Wednesday, April 18, 2007





MARTIN, QUENTIN, and JOHN: Should Filmmakers Martin Scorcese and Quentin Tarantino do John Brown movies?

A couple of years ago the word was out that Martin Scorsese had purchased the rights to make Cloudsplitter, the award-winning novel about John Brown by Russell Banks, into a movie. At some point it was reported that Raoul Peck, who directed the HBO bio-pic on the great Patrice Lamumba, was going to be working with Scorsese to produce his John Brown film. Since then, apparently, that project has not moved forward.

Frankly, the idea of Martin Scorsese doing a film about John Brown raised great concern in serious JB circles. Would Martin reduce the John Brown story to a sensational blood-fest like Gangs of New York? We have been resting uneasily about this possibility for a while now, but as of last week we have another reason for contemplation and concern.
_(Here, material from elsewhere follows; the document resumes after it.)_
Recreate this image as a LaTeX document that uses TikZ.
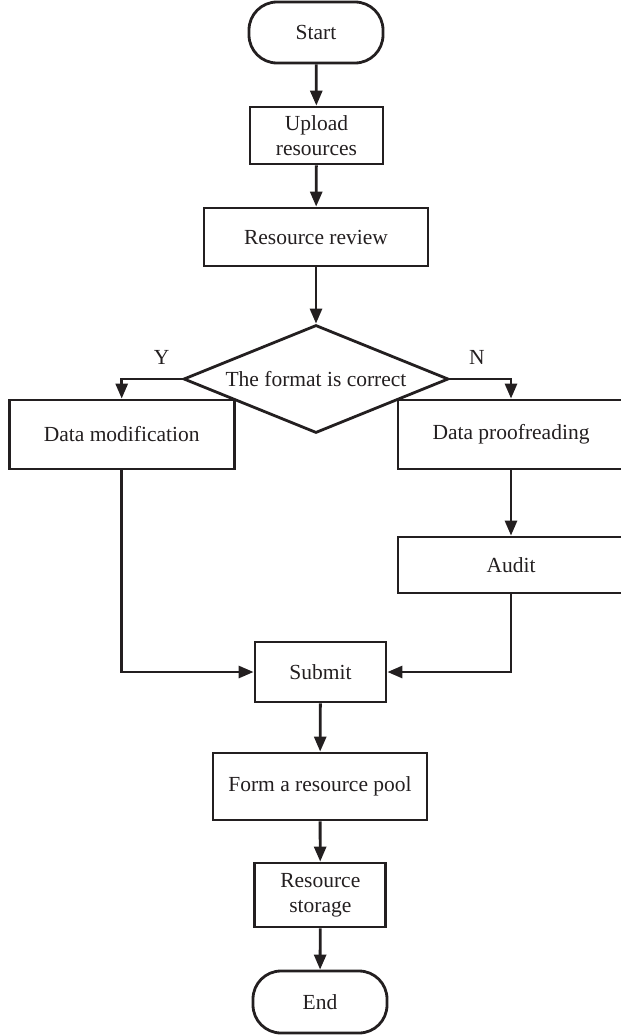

On April 5, 2007, Quentin Tarantino was interviewed with fellow filmmaker Richard Rodriguez on the popular PBS program, The Charlie Rose Show. Toward the end of the program, Rose asked Tarantino about his future film ideas and--to our shock--he declared his desire to do a film about our man Brown. Here is an excerpted transcript from that interview:

QT: I would one of these days love to do the John Brown story, he's one of my biggest heroes of all time; and I'd actually like to play John Brown because I think I kind of look like him a little bit. But I'm actually thinking that may be the last movie I'll ever make--I'll be 59 or 60, I'll look the right age, I'll be the right age. And so, that's like an Unforgiven thing--

CR: Why is he such a hero?

QT: Because he pretty much ended slavery all by himself. And like all great patriots, was tried for treason [laughter]. I mean he's the only white man that's ever earned a spot on black history calendars, alright, and there looking you in the eye. Nobody saw slavery the way he saw it, and "if we have to start killing people to stop this then they're going to know what time it is." I just love him. He's just my favorite American.
-----

To his credit, of course, Tarantino expresses a very positive view of Brown, something that we desire in any filmmaker who takes on the John Brown story. Hollywood has long produced films about Brown (or including him) that always made him look like a madman and villain. If Tarantino sees Brown as a hero, perhaps we will finally have a popular conception of John Brown promoted--one which does not conform to the older, biased, negative images that have prevailed throughout the 20th century. Admittedly, Tarantino is not a historian, so his inaccurate remarks about Brown may be forgiven; but if he portrays Brown both as a caring human and humanitarian, we might finally get closer to the John Brown who lived.

On the other hand, Tarantino's films are controversial for their violence and vulgarity, and in some respects it seems unfortunate that he would take up the John Brown story when his portrayed values seem so remote from the biblical values for which Brown lived and died. Of course there is fighting and violence in Brown's story; but our hope is that this violence is contextualized and explained, and not simply processed in a Kill Bill or Grindhouse manner of sensationalism.

We live in a society where artistic freedom has become the sacrosanct religious tenet that excuses all manner of vulgarity, profanity, and depravity expressed in the name of art. The artist's right to produce perversion and garbage in the name of artistic freedom is held higher than the rights of religious people to express their beliefs in the public square. Obviously, no one can tell Quentin Tarantino or Martin Scorsese NOT to make John Brown movies. Nor can anyone tell them HOW to make their movies. However we certainly hope that these filmmakers will try to understand John Brown the man who lived--not only his willingness to use violence if necessary, but also his deeply religious and God-centered world view, his strong family roots, his great personal piety, and his deep hatred of injustice.